Understanding Matrix Cofactors
A cofactor is a signed minor of a square matrix. It shows how one entry supports a determinant expansion. The calculator above builds every minor, applies the checkerboard sign rule, and returns a full cofactor matrix. It also highlights one selected row and column, so you can study a single cofactor without losing the larger pattern.
Why Cofactors Matter
Cofactors connect many algebra tasks. They help expand determinants by a row or column. They are also used to build an adjugate matrix. The adjugate supports inverse matrix work when the determinant is not zero. For this reason, cofactors appear in linear systems, vector geometry, transformations, and engineering calculations. Learning them by hand is useful, but large matrices create many repeated determinants. A guided tool reduces copying errors and keeps the process organized.
How This Calculator Helps
This page accepts square matrices from order two through order five. You can enter integers, decimals, or negative values. The result panel shows the original matrix, the cofactor matrix, the selected minor matrix, the selected minor determinant, and the selected cofactor. The precision option controls rounded output. Step notes explain each sign and determinant action.
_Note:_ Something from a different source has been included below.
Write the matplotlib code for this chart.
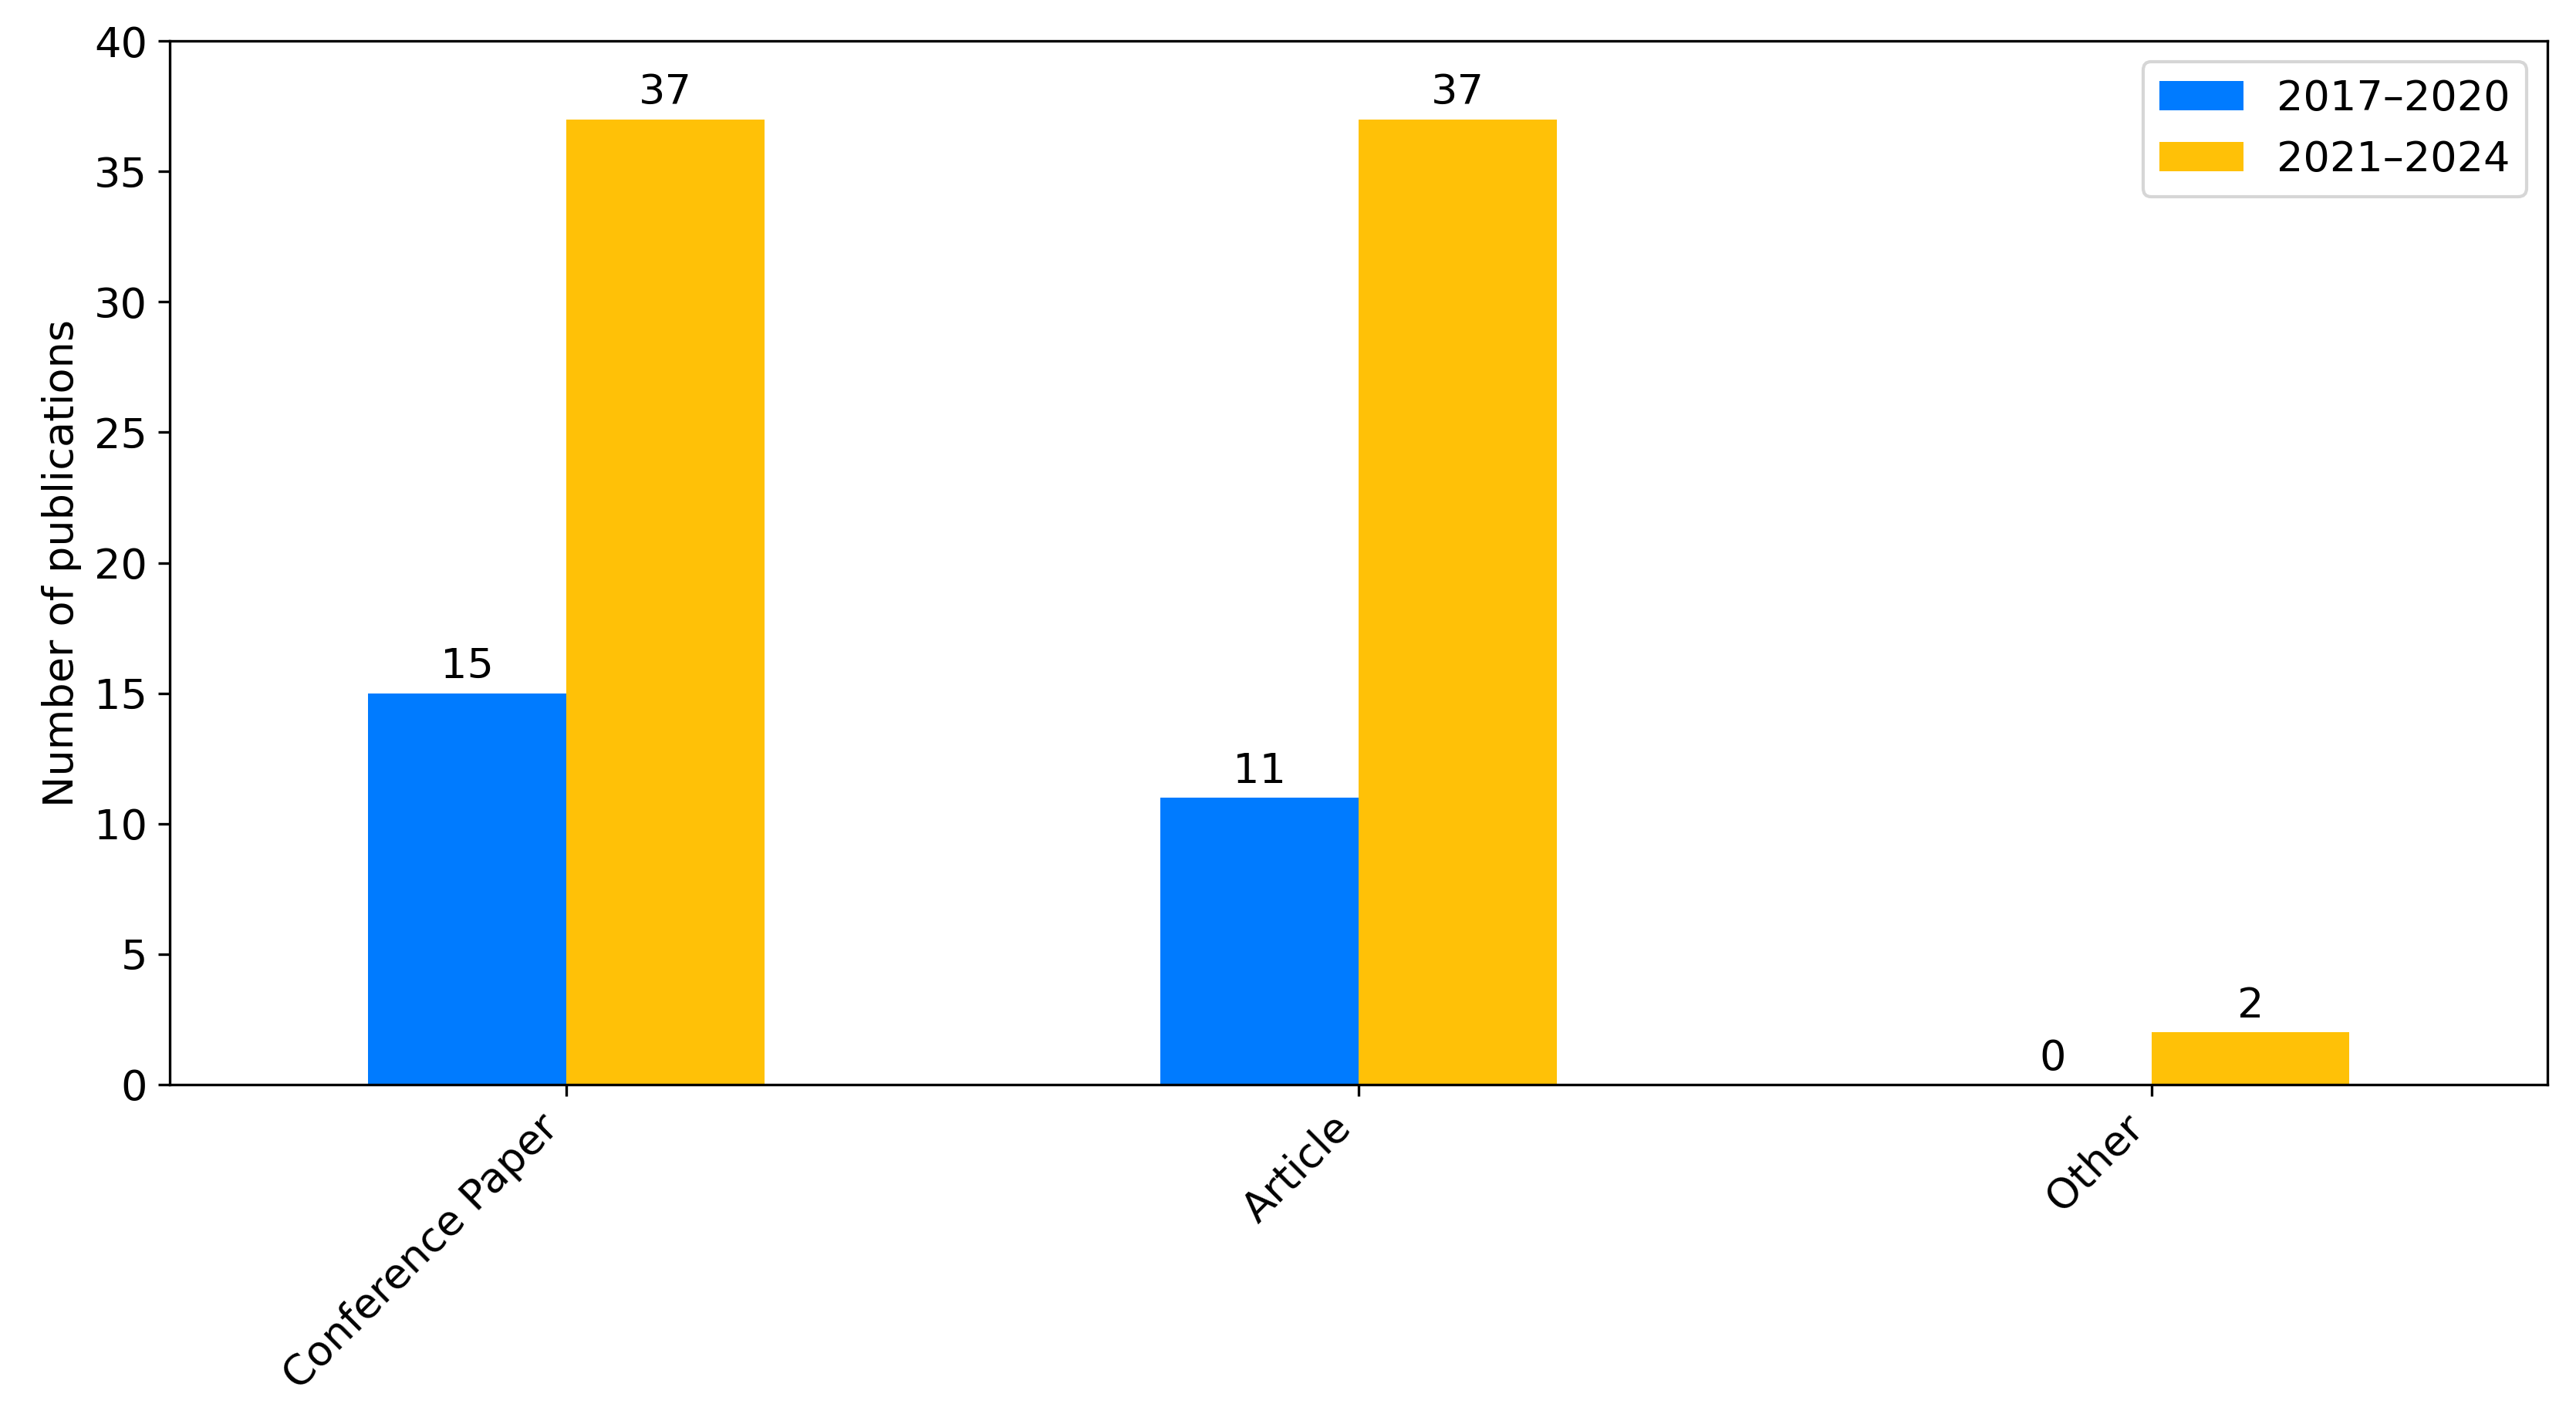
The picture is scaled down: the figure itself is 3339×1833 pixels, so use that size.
import numpy as np
import matplotlib.pyplot as plt

categories = ['Conference Paper', 'Article', 'Other']
period_labels = ['2017\u20132020', '2021\u20132024']
counts_2017_2020 = [15, 11, 0]
counts_2021_2024 = [37, 37, 2]

colors = ['#007BFF', '#FFC107']

x = np.arange(len(categories))
width = 0.25
fs = 13

fig, ax = plt.subplots(figsize=(11.13, 6.11), dpi=300)
b1 = ax.bar(x - width / 2, counts_2017_2020, width, label=period_labels[0], color=colors[0])
b2 = ax.bar(x + width / 2, counts_2021_2024, width, label=period_labels[1], color=colors[1])

ax.bar_label(b1, padding=2, fontsize=fs)
ax.bar_label(b2, padding=2, fontsize=fs)

ax.set_xticks(x)
ax.set_xticklabels(categories, rotation=45, ha='right', fontsize=fs)
ax.set_ylabel('Number of publications', fontsize=fs)
ax.tick_params(axis='y', labelsize=fs)
ax.set_xlim(-0.5, 2.5)
ax.set_ylim(0, 40)
ax.legend(loc='upper right', fontsize=fs)

fig.subplots_adjust(left=0.066, right=0.989, top=0.971, bottom=0.233)
fig.savefig('out.png', dpi=300)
Export buttons save the latest result for records, assignments, or reports.
Good Input Practice
Enter values carefully from left to right. Keep each row in the same order as your textbook or worksheet. Use zero where a matrix entry is blank only when zero is truly intended. After calculating, compare the sign pattern first. The signs should alternate like plus, minus, plus. Then check a few minors manually. This habit helps you find misplaced entries before using the cofactor matrix in later work.
Interpreting the Answer
A cofactor matrix is not the same as an adjugate. The adjugate is the transpose of the cofactor matrix. If your next task asks for an inverse, transpose the cofactor matrix first, then divide by the determinant when possible. If the determinant is zero, the inverse does not exist, though cofactors are still valid.
Common Learning Tip
Work through one row first. Then repeat the same method for other positions. This steady routine makes signs, minors, and determinants easier to audit, especially when matrices become larger or contain decimals quickly.